» Your instructions
Write out, word for word, every line from the first one through the line that holds "(\n.north |- a);", and nothing else; skip the pictures.

---- Entries provided

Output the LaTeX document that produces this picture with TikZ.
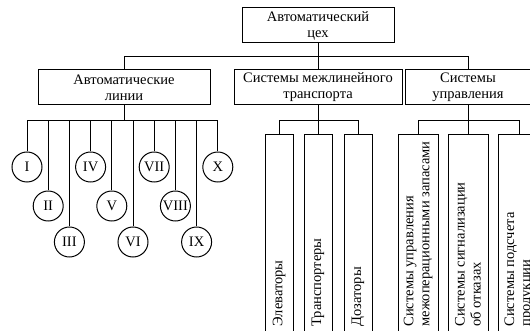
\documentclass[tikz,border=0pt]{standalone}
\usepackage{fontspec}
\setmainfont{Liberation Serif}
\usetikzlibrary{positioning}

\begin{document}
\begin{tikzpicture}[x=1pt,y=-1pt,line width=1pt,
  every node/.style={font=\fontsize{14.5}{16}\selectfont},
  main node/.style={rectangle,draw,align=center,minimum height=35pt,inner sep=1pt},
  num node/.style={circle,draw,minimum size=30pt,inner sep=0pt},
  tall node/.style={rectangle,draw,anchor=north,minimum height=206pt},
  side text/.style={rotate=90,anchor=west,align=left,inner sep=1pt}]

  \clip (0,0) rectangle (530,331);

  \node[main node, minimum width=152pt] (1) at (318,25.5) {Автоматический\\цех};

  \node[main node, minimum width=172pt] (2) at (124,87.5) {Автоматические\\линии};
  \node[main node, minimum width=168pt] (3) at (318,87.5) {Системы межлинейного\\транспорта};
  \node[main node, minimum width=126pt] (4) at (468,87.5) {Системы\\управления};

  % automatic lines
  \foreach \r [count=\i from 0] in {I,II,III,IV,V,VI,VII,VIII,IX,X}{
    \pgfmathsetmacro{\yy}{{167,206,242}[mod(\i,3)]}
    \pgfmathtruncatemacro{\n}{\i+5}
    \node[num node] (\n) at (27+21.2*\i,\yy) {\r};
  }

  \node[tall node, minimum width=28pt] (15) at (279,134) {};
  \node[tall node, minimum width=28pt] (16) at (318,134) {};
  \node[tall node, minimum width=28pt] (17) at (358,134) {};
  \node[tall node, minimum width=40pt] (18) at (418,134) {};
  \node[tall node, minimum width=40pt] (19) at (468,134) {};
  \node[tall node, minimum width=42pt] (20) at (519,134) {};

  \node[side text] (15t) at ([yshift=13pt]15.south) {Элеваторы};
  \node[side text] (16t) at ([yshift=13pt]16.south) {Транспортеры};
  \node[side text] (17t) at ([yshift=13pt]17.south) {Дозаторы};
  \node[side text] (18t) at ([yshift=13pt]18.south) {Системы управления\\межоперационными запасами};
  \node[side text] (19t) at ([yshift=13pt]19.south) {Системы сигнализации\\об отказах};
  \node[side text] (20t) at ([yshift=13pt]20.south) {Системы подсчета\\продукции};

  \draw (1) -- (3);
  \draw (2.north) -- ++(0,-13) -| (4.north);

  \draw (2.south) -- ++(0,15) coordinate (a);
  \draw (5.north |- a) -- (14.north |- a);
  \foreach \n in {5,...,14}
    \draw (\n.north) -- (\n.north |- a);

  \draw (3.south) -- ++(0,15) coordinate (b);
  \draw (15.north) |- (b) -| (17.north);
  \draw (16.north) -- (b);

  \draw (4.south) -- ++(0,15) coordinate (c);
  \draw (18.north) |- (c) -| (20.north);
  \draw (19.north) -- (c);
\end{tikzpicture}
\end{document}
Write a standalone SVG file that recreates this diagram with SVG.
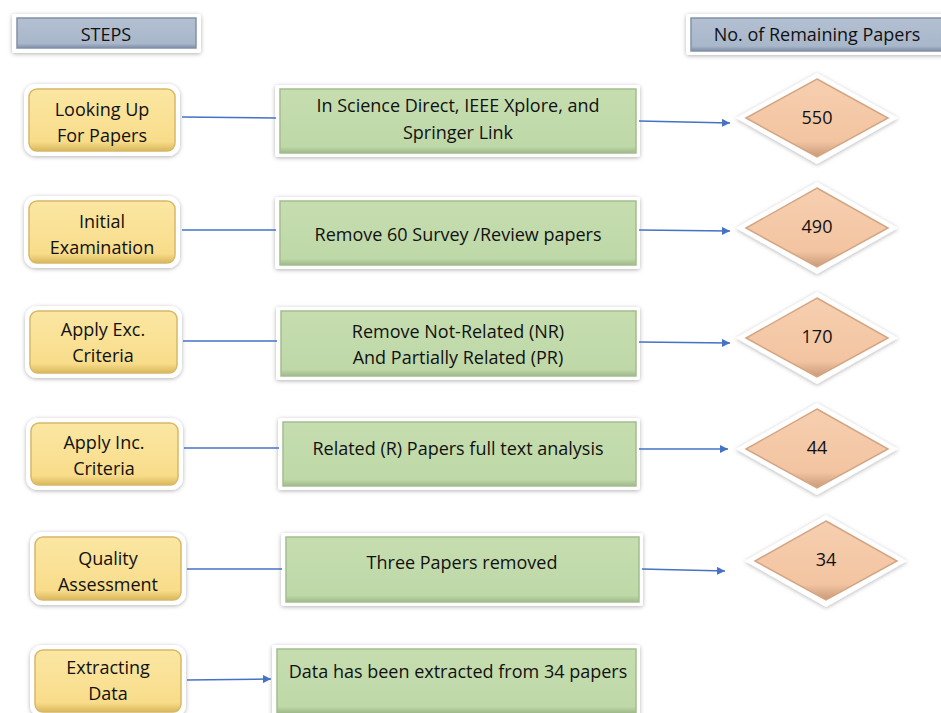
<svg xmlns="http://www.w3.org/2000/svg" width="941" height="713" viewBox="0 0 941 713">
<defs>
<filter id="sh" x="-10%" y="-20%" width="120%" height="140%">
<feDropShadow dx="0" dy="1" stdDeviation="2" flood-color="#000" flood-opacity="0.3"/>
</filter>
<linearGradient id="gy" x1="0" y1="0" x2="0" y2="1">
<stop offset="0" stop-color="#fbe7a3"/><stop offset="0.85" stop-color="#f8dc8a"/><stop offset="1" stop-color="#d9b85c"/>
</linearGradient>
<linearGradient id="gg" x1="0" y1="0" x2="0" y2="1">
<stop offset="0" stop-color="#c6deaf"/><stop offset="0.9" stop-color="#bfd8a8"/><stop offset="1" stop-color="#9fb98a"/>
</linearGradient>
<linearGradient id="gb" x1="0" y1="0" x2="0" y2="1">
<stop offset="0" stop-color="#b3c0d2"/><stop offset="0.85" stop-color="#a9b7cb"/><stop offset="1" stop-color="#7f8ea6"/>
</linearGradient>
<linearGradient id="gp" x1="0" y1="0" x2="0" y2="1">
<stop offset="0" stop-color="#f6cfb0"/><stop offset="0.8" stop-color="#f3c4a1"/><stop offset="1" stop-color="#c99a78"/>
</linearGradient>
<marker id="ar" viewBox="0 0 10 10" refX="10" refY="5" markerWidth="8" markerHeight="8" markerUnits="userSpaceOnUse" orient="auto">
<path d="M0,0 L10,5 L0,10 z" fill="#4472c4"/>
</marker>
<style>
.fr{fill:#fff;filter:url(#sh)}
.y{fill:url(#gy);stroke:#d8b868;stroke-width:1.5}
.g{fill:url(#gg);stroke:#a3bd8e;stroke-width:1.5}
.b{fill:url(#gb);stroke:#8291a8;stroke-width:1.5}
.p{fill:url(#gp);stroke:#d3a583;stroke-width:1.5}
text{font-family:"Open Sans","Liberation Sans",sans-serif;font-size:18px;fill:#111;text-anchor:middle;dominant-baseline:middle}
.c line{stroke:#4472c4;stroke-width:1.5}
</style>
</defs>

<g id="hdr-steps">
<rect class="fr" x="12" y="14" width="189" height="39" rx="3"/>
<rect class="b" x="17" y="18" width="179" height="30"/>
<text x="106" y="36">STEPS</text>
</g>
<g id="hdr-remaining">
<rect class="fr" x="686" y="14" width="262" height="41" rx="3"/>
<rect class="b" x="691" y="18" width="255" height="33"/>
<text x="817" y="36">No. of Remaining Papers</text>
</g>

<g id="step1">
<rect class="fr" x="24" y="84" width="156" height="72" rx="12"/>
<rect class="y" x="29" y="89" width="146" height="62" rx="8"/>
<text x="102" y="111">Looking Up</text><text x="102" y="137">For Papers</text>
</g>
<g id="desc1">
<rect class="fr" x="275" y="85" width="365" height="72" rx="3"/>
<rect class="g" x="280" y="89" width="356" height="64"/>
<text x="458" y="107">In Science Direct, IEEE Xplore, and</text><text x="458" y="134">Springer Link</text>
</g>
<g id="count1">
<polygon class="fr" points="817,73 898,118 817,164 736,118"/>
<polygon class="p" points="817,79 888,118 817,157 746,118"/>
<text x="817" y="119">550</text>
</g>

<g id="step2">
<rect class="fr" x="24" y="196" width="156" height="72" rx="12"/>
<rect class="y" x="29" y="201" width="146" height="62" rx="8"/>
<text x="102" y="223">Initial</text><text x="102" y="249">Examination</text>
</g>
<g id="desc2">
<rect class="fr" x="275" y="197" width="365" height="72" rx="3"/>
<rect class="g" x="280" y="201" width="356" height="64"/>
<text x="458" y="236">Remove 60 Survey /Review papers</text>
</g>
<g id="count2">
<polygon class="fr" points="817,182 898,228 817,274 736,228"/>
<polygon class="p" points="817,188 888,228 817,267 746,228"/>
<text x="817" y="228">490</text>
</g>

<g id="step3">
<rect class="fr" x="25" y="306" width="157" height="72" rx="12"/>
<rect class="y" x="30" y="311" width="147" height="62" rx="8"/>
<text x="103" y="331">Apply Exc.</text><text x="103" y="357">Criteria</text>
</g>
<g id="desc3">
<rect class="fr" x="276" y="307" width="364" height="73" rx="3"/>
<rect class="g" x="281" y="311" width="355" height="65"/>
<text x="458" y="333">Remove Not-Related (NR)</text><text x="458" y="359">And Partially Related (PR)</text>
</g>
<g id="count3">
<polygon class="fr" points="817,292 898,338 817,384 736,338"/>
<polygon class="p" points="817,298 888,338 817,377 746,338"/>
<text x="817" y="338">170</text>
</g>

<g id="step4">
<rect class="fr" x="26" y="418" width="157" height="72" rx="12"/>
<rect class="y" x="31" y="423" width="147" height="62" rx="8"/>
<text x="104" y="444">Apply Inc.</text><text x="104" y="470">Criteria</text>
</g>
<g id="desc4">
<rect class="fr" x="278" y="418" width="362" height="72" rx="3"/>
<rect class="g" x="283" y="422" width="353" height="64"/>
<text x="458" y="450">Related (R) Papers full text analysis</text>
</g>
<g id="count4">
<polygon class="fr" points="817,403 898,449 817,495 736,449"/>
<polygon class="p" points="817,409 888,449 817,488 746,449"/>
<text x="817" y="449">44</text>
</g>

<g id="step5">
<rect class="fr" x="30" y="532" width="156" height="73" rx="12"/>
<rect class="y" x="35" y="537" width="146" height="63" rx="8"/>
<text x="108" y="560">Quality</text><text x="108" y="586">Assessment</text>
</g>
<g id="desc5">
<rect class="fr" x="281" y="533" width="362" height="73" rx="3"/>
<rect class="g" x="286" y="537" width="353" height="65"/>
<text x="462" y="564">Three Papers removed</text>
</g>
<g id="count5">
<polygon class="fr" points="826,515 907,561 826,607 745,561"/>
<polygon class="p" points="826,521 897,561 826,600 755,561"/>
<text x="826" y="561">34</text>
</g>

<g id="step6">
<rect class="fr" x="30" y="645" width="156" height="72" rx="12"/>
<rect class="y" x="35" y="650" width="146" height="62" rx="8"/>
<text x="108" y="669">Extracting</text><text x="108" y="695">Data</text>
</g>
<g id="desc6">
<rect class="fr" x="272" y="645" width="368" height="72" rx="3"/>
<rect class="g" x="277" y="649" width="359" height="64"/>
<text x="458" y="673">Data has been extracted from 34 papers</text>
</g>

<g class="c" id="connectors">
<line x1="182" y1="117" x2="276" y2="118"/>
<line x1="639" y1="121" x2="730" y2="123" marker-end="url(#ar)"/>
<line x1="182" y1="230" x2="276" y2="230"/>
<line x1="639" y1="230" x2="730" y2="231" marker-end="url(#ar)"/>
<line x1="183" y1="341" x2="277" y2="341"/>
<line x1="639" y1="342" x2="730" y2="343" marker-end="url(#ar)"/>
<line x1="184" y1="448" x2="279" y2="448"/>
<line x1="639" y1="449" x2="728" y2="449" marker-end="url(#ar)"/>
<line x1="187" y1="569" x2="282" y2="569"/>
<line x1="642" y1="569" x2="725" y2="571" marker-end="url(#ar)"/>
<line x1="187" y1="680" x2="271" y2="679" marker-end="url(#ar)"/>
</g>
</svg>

--------

» Exercise answer
Output the LaTeX document that produces this picture with TikZ.
\documentclass[tikz,border=0pt]{standalone}
\usepackage{fontspec}
\setmainfont{Liberation Serif}
\usetikzlibrary{positioning}

\begin{document}
\begin{tikzpicture}[x=1pt,y=-1pt,line width=1pt,
  every node/.style={font=\fontsize{14.5}{16}\selectfont},
  main node/.style={rectangle,draw,align=center,minimum height=35pt,inner sep=1pt},
  num node/.style={circle,draw,minimum size=30pt,inner sep=0pt},
  tall node/.style={rectangle,draw,anchor=north,minimum height=206pt},
  side text/.style={rotate=90,anchor=west,align=left,inner sep=1pt}]

  \clip (0,0) rectangle (530,331);

  \node[main node, minimum width=152pt] (1) at (318,25.5) {Автоматический\\цех};

  \node[main node, minimum width=172pt] (2) at (124,87.5) {Автоматические\\линии};
  \node[main node, minimum width=168pt] (3) at (318,87.5) {Системы межлинейного\\транспорта};
  \node[main node, minimum width=126pt] (4) at (468,87.5) {Системы\\управления};

  % automatic lines
  \foreach \r [count=\i from 0] in {I,II,III,IV,V,VI,VII,VIII,IX,X}{
    \pgfmathsetmacro{\yy}{{167,206,242}[mod(\i,3)]}
    \pgfmathtruncatemacro{\n}{\i+5}
    \node[num node] (\n) at (27+21.2*\i,\yy) {\r};
  }

  \node[tall node, minimum width=28pt] (15) at (279,134) {};
  \node[tall node, minimum width=28pt] (16) at (318,134) {};
  \node[tall node, minimum width=28pt] (17) at (358,134) {};
  \node[tall node, minimum width=40pt] (18) at (418,134) {};
  \node[tall node, minimum width=40pt] (19) at (468,134) {};
  \node[tall node, minimum width=42pt] (20) at (519,134) {};

  \node[side text] (15t) at ([yshift=13pt]15.south) {Элеваторы};
  \node[side text] (16t) at ([yshift=13pt]16.south) {Транспортеры};
  \node[side text] (17t) at ([yshift=13pt]17.south) {Дозаторы};
  \node[side text] (18t) at ([yshift=13pt]18.south) {Системы управления\\межоперационными запасами};
  \node[side text] (19t) at ([yshift=13pt]19.south) {Системы сигнализации\\об отказах};
  \node[side text] (20t) at ([yshift=13pt]20.south) {Системы подсчета\\продукции};

  \draw (1) -- (3);
  \draw (2.north) -- ++(0,-13) -| (4.north);

  \draw (2.south) -- ++(0,15) coordinate (a);
  \draw (5.north |- a) -- (14.north |- a);
  \foreach \n in {5,...,14}
    \draw (\n.north) -- (\n.north |- a);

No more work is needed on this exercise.